#### Exercise requirements:
In the listing below, count each line containing "that" and answer with the count only.

#### Recorded data:
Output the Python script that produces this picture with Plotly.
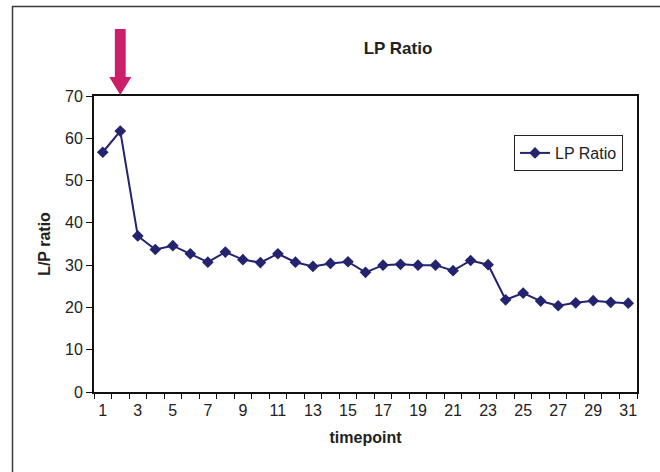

==

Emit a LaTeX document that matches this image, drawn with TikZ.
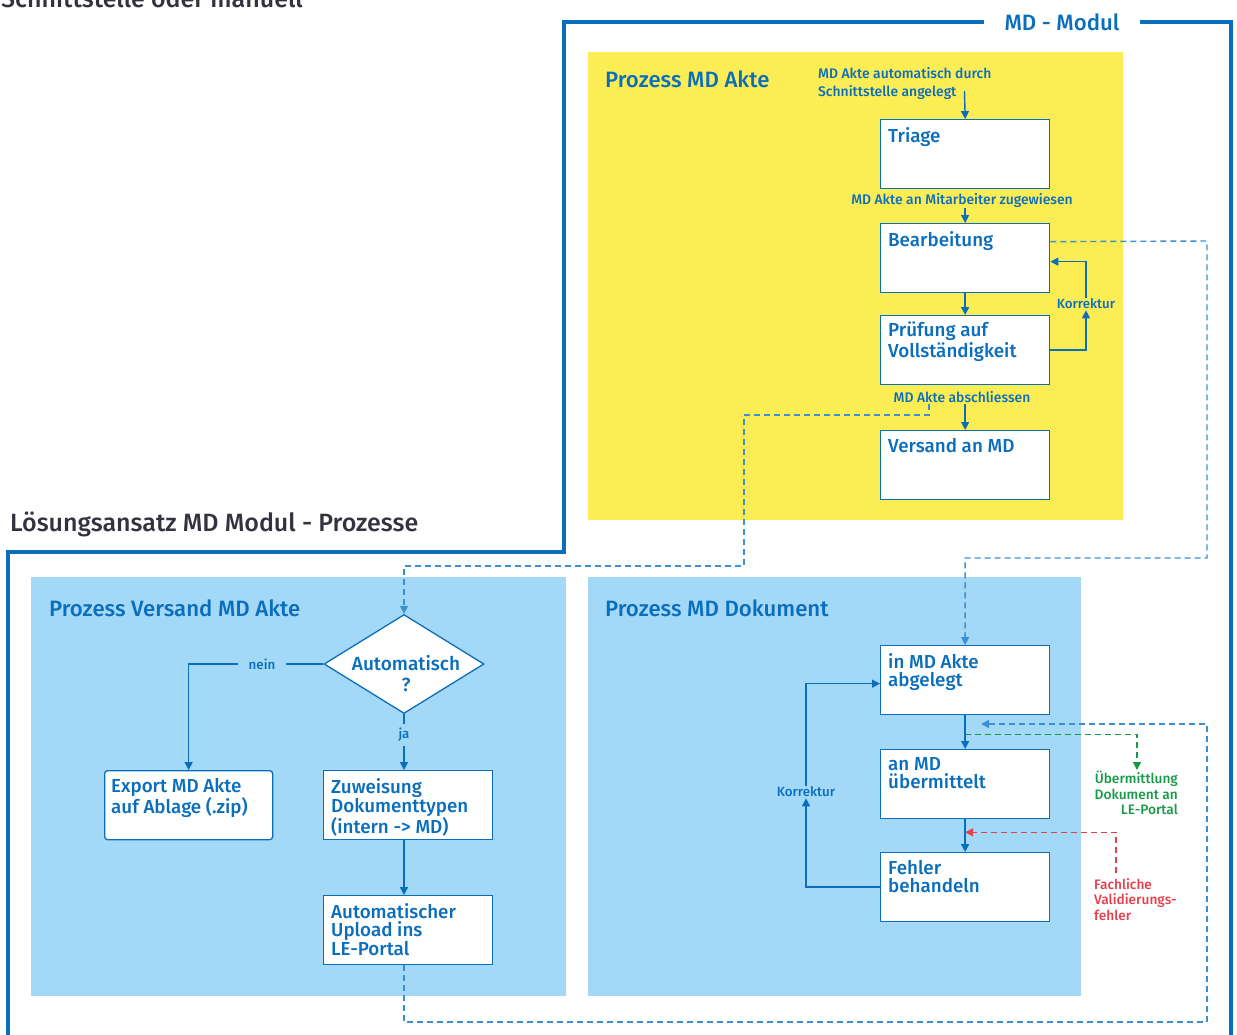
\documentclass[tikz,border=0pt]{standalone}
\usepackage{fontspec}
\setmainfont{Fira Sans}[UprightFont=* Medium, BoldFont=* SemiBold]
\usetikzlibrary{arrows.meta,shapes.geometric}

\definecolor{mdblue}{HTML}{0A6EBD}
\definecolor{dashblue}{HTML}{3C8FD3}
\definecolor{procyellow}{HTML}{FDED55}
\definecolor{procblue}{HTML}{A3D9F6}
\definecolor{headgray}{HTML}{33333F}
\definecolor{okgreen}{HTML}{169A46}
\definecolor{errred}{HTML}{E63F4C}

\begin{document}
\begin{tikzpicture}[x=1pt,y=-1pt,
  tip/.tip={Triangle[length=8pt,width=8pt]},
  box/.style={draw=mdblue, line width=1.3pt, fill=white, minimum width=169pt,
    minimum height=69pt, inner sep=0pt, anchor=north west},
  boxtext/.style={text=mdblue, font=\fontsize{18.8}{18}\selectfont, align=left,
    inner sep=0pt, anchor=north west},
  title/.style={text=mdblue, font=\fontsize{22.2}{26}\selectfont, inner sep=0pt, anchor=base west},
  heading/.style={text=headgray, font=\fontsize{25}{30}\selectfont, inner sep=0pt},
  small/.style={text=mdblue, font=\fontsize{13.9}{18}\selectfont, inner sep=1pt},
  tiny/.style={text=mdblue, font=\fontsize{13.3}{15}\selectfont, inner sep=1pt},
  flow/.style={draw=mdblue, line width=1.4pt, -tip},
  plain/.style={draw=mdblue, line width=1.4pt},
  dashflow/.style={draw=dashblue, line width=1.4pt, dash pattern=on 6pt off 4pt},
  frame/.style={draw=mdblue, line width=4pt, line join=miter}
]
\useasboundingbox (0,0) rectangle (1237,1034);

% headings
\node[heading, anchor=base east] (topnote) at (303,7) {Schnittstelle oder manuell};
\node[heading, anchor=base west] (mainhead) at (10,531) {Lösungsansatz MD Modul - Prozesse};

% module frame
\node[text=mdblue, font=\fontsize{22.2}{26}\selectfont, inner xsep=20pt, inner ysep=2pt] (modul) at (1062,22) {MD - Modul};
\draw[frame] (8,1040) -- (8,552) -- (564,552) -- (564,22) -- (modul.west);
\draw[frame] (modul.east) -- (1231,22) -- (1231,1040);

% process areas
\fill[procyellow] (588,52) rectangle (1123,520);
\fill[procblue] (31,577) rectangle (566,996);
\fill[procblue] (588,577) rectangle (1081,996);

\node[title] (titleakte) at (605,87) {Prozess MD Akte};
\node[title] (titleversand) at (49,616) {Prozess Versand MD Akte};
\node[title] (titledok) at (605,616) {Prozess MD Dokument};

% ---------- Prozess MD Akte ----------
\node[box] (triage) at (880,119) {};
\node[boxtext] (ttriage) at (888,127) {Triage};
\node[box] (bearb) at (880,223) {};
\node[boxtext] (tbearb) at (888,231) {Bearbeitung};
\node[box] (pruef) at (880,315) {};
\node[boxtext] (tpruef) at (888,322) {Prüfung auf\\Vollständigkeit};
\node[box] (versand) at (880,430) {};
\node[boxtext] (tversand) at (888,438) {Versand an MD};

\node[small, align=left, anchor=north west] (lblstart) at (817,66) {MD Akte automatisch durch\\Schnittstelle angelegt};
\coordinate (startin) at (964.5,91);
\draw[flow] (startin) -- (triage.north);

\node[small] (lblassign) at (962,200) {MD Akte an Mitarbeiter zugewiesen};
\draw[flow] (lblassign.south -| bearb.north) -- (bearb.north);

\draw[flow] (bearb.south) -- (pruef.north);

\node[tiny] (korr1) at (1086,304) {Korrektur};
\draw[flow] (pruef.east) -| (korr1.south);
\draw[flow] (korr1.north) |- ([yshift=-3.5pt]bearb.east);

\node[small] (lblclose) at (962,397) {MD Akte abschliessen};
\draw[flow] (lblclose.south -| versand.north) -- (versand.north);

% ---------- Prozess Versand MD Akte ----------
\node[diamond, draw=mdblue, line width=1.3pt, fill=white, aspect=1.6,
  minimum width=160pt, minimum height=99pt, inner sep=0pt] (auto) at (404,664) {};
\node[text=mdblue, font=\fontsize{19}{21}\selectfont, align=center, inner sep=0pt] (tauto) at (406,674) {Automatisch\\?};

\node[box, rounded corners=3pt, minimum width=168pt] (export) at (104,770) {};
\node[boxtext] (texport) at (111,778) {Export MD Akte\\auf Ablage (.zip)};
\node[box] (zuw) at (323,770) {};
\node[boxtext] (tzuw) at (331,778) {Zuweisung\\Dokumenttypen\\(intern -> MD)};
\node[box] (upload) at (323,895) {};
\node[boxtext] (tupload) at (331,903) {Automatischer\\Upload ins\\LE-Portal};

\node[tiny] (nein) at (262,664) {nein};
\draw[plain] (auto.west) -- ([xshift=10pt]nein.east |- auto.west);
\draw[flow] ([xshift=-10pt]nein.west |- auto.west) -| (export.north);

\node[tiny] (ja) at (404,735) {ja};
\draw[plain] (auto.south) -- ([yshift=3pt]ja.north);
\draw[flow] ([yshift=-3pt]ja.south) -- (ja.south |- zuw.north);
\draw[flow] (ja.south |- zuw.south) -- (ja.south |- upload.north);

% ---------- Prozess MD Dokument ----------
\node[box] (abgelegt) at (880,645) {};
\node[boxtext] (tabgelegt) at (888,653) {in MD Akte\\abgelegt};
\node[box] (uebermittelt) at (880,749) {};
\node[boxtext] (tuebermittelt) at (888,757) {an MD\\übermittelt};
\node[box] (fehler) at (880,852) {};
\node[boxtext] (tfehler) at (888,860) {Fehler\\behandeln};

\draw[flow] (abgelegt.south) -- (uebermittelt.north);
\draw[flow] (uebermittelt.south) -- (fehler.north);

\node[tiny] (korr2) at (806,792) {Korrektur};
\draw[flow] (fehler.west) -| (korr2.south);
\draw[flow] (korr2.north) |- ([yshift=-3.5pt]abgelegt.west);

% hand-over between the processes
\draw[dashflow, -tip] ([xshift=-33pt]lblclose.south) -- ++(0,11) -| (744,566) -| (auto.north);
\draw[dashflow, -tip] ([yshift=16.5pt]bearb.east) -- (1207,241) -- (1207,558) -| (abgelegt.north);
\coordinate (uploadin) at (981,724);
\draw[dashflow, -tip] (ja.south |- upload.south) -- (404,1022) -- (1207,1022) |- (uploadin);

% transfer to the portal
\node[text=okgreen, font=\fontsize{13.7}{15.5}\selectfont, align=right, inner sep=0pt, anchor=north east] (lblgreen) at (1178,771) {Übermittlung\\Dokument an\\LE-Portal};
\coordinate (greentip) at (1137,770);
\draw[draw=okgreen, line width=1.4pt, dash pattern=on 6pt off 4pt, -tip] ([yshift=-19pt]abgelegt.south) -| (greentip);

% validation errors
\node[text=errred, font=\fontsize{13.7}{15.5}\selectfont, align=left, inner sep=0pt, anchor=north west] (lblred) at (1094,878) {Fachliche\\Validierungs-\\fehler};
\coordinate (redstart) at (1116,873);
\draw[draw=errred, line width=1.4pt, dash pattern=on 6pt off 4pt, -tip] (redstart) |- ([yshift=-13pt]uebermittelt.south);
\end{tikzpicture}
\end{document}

#### Answer for this exercise:
2